Anne Marie Sureau, an ASL interpreter from the United States, offers this advice to students considering a degree/course in sign language: "There are many opportunities to use ASL. Interpreting is only one of several. I have never known anyone who thought learning ASL was a waste of time, most wish they had studied it more, if anything. If you are someone who can't imagine seeing yourself do the same thing day after day, interpreting is worth exploring (community and higher education interpreting in particular)." Speech-Language pathologist Laura Anderson, also from the US, agrees, saying that, “Students should not hesitate to pursue a degree or course in sign language. It is always to a person’s advantage to learn another language.”
Another intriguing application for sign language is communicating with animals. Yes, animals! A famous example is the late gorilla, Koko, who learned sign language and was able to have full conversations with the humans taking care of her. Even Robin Williams, the actor and comedian known for his endearing heart-warming roles, met Koko and she was captured on video mourning his death. If sign language can connect humans and animals, and create meaningful connections between these two species, what else can sign language achieve?
Many things, actually. Just watching this video of music sign interpreter, Amber Galloway Gallego, demonstrates what can be done with sign language. Let’s just say that this woman’s signing of music by major pop singers and artists is infectious, and addicting, to watch! Galloway Gallego is a nationally certified ASL interpreter and she shares her joy of transforming heard music into visual interpretation that can be understood and appreciated by the Deaf community. Her advice to sign-language learners is “to make deep roots in the deaf community because that is where the true language is lived and used.” Galloway Gallego also says that she feels happy that her career path has “been able to promote awareness on the deaf community.”

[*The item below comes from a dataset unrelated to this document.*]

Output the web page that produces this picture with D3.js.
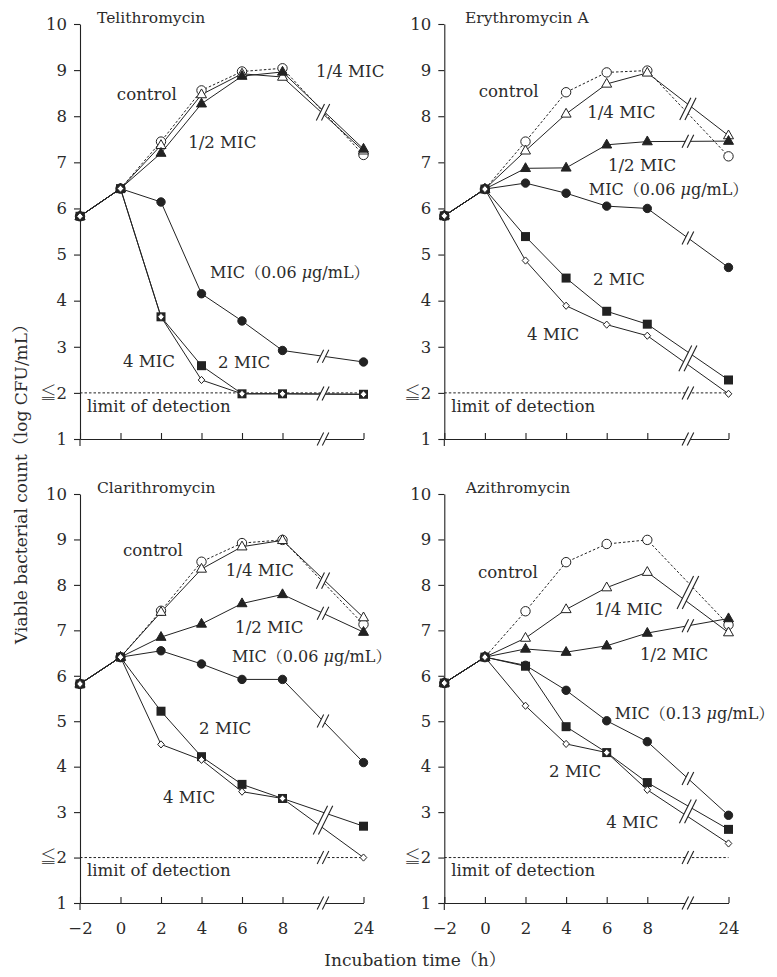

Inclusiveness is key to a diverse and equitable society. Sign language allows those who are not in the hearing world a place at the table, and a way to be involved in the conversation. NBC news writer, Sara Nović, writes, “Though the hearing community may view deafness as a hardship, having a common language and collective experience can foster a spirit of inclusivity. Race, class and gender-based discrimination are further amplified by disability. But because deafness can impact people of all races, religions, and classes, American Sign Language often serves as a connection between people from otherwise disparate backgrounds.”
This is particularly exemplary in the New Zealand Prime Minister, Jacinda Ardern’s response to the Christchurch shootings when 50 people were fatally shot. During her response, Ardern had a sign language interpreter beside her to make sure that her message was available to all. This inclusivity is significant and vital for furthering cultural understanding and the deepening of dialogue between disparate groups.
Sign language grants you access to new ways of communicating with others. Not only does it help form new friendships, it also enriches everyone’s lives by increasing inclusivity. By learning sign language you can fully comprehend your friend’s description of that sunset on her hike, you can also ask her questions, and participate in the conversation. You also might find yourself in a successful and rewarding job or career along the way!